Read the rest of this very good article here

And what about reform? Will it be just another whitewash full of loopholes, essentially written by the very companies it purports to regulate?

From Matt Taibbi:

Friend Nomi Prins, who in a former life worked for Goldman, this weekend sent along a link to an article in which she outlines the gaps in the current version of the financial regulatory reform bill. Given that the bill is sometimes being pitched as the answer to some of the problems underlined by the Goldman case, it’s a very sobering read.
My favorite is the halting, incomplete attempt at a rollback of the Gramm-Leach-Bliley Act, i.e. the pseudo-restoration of the Glass-Steagall Act known as the Volcker rule. Nomi writes:

2) It won’t reduce the economic danger from rampant, overleveraged trading activities. The bill would restrict certain banks from having proprietary trading operations (trading with their own capital) under the “Volcker rule,” but it’s full of problematic exemptions:

a) Banks that claim they trade on behalf of their customers (which they all say they do) escape the rule.
b) Banks that trade for “market-making” purposes (i.e. Goldman Sachs betting against its own clients) are home-free.
c) Banks aren’t required to itemize their trading operations to regulators, so they get to decide what they consider trading for their customers and what they consider proprietary.

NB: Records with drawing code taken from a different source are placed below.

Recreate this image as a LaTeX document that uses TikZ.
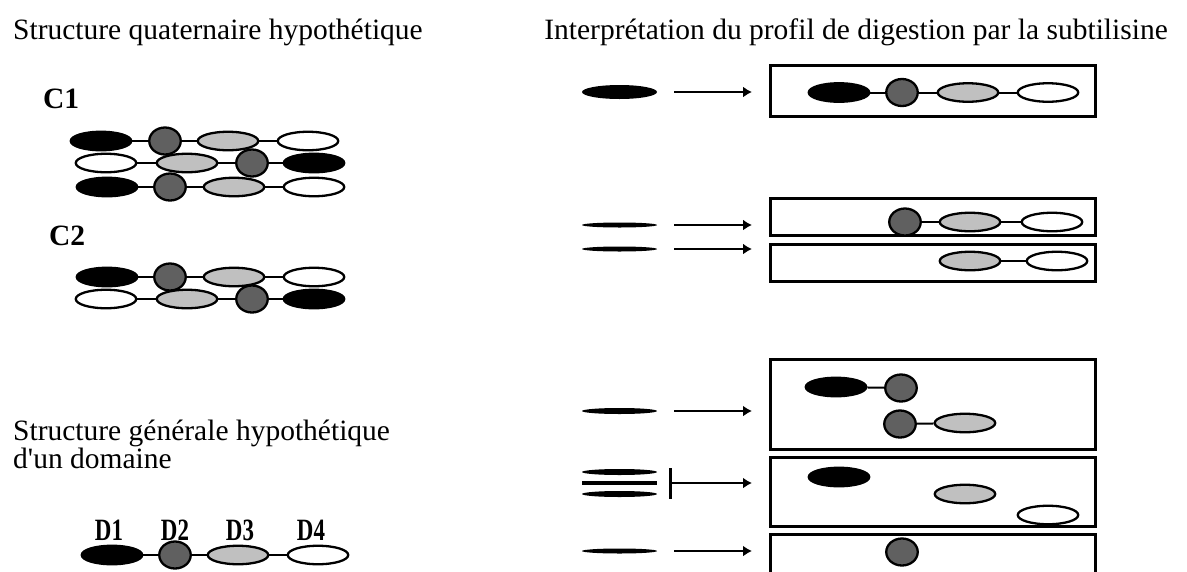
\documentclass[tikz,border=0pt]{standalone}
\usepackage{fontspec}
\setmainfont{Liberation Serif}
\usepackage{graphicx}
\usetikzlibrary{shapes.geometric, arrows.meta, positioning}
\definecolor{domdark}{HTML}{606060}
\definecolor{domlight}{HTML}{C0C0C0}
\newcommand{\dlab}[1]{\scalebox{0.74}[1]{#1}}
\tikzset{
  dom/.style     = {ellipse, draw=black, line width=2.3pt, inner sep=0pt,
                    minimum width=60.5pt, minimum height=18.5pt},
  dblack/.style  = {dom, fill=black},
  dgrey/.style   = {dom, fill=domdark, minimum width=31.5pt, minimum height=27pt},
  dlight/.style  = {dom, fill=domlight},
  dwhite/.style  = {dom, fill=white},
  link/.style    = {line width=2pt},
  band/.style    = {ellipse, fill=black, inner sep=0pt, minimum width=75pt, minimum height=5pt},
  midbar/.style  = {rectangle, fill=black, inner sep=0pt, minimum width=75pt, minimum height=4pt},
  frag/.style    = {rectangle, draw=black, line width=3pt, inner sep=0pt, minimum width=325pt},
  digest/.style  = {line width=2.5pt, -{Latex[length=9pt, width=11pt]},
                    shorten <=17pt, shorten >=17pt},
  txt/.style     = {font=\fontsize{29.5}{25}\selectfont, inner sep=0pt},
  lab/.style     = {font=\fontsize{29.5}{25}\selectfont\bfseries, inner sep=0pt},
}

\begin{document}
\begin{tikzpicture}[x=1pt, y=-1pt]
\useasboundingbox (0,0) rectangle (1187,571);

% =============== TITLES ===============
\node (qtitle) [txt, anchor=base west] at (13,39) {Structure quaternaire hypothétique};
\node (ptitle) [txt, anchor=base east] at (1168,39) {Interprétation du profil de digestion par la subtilisine};

% =============== C1 ===============
\node (c1) [lab, anchor=base west] at (43,108) {C1};
\foreach \x/\s [count=\i] in {101/dblack,165/dgrey,228/dlight,308/dwhite}
  \node (a\i) [\s] at (\x,141) {};
\foreach \i/\j in {1/2,2/3,3/4} \draw[link] (a\i) -- (a\j);
\foreach \x/\s [count=\i] in {106/dwhite,187/dlight,252/dgrey,314/dblack}
  \node (b\i) [\s] at (\x,163) {};
\foreach \i/\j in {1/2,2/3,3/4} \draw[link] (b\i) -- (b\j);
\foreach \x/\s [count=\i] in {107/dblack,170/dgrey,234/dlight,314/dwhite}
  \node (c\i) [\s] at (\x,187) {};
\foreach \i/\j in {1/2,2/3,3/4} \draw[link] (c\i) -- (c\j);

% =============== C2 ===============
\node (c2) [lab, anchor=base west] at (49,245) {C2};
\foreach \x/\s [count=\i] in {107/dblack,170/dgrey,234/dlight,314/dwhite}
  \node (d\i) [\s] at (\x,277) {};
\foreach \i/\j in {1/2,2/3,3/4} \draw[link] (d\i) -- (d\j);
\foreach \x/\s [count=\i] in {106/dwhite,187/dlight,252/dgrey,314/dblack}
  \node (e\i) [\s] at (\x,299) {};
\foreach \i/\j in {1/2,2/3,3/4} \draw[link] (e\i) -- (e\j);

% =============== ONE DOMAIN ===============
\node (gtitle) [txt, anchor=base west, align=left] at (13,468)
  {Structure générale hypothétique\\[-0.5pt]d\textquotesingle un domaine};
\foreach \x/\t [count=\i] in {109/D1,175/D2,240/D3,311/D4}
  \node (l\i) [lab, font=\fontsize{31}{31}\selectfont\bfseries, anchor=base] at (\x,540) {\dlab{\t}};
\foreach \x/\s [count=\i] in {112/dblack,175/dgrey,238/dlight,318/dwhite}
  \node (g\i) [\s] at (\x,555) {};
\foreach \i/\j in {1/2,2/3,3/4} \draw[link] (g\i) -- (g\j);

% =============== DIGESTION FRAGMENTS ===============
\node (frag1) [frag, minimum height=51pt] at (933,91)    {};
\node (frag2) [frag, minimum height=37pt] at (933,217)   {};
\node (frag3) [frag, minimum height=37pt] at (933,263)   {};
\node (frag4) [frag, minimum height=90pt] at (933,404.5) {};
\node (frag5) [frag, minimum height=69pt] at (933,492)   {};
\node (frag6) [frag, minimum height=57pt] at (933,563)   {};

% fragment 1: D1-D2-D3-D4
\foreach \x/\s [count=\i] in {839/dblack,902/dgrey,968/dlight,1048/dwhite}
  \node (f\i) [\s] at (\x,92.5) {};
\foreach \i/\j in {1/2,2/3,3/4} \draw[link] (f\i) -- (f\j);
% fragments 2 and 3
\foreach \x/\s [count=\i] in {905/dgrey,970/dlight,1052/dwhite}
  \node (h\i) [\s] at (\x,222) {};
\foreach \i/\j in {1/2,2/3} \draw[link] (h\i) -- (h\j);
\node (k1) [dlight] at (970,261) {};
\node (k2) [dwhite] at (1057,261) {};
\draw[link] (k1) -- (k2);
% fragment 4: D1-D2 and D2-D3
\node (m1) [dblack] at (836,387) {};
\node (m2) [dgrey]  at (901,388) {};
\draw[link] (m1) -- (m2);
\node (n1) [dgrey]  at (900,424) {};
\node (n2) [dlight] at (965,423) {};
\draw[link] (n1) -- (n2);
% fragment 5: free domains
\node (p1) [dblack] at (839,477) {};
\node (p2) [dlight] at (965,494) {};
\node (p3) [dwhite] at (1048,515) {};
% fragment 6
\node (q1) [dgrey] at (902,552) {};

% =============== GEL BANDS ===============
\node (band1) [band, minimum height=14pt] at (619.5,92) {};
\node (band2) [band] at (619.5,225) {};
\node (band3) [band] at (619.5,249) {};
\node (band4) [band, minimum height=6pt] at (619.5,411) {};
\node (band5a) [band, minimum height=6pt] at (619.5,472) {};
\node (band5) [midbar] at (619.5,483) {};
\node (band5b) [band, minimum height=6pt] at (619.5,494) {};
\node (band6) [band] at (619.5,551) {};

% band -> fragment arrows
\foreach \k in {1,2,3,4,6}
  \draw[digest] (band\k.east) -- (band\k.east -| frag\k.west);
\draw[digest, {Bar[width=31pt, line width=2.5pt]}-{Latex[length=9pt, width=11pt]}, shorten <=12pt]
  (band5.east) -- (band5.east -| frag5.west);

\end{tikzpicture}
\end{document}
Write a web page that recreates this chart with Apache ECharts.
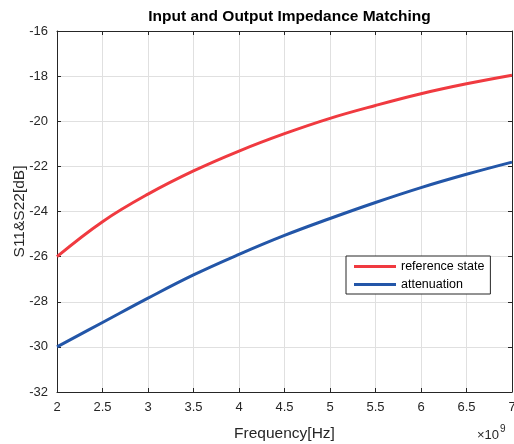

I wonder how that will work out.

Then of course there’s the treatment of hedge funds, also relevant given the business with John Paulson:

5) It won’t contain the risk to the shadow banking system from hedge funds, private equity firms and venture capital funds. Venture capital and private equity advisers still won’t have to register or report to the SEC, though hedge funds with over $100 million in assets will. There’s also no statutory definition of what actually constitutes a hedge fund, and the bill doesn’t close the tax loophole that allows fund managers to be taxed at the lower capital-gains tax rate of 15 percent, rather than the higher income tax rate of 34 percent. If it sounds crazy to you that the richest people in America are being taxed at the lowest rates, it is: the loophole cost taxpayers about $5 billion this year alone.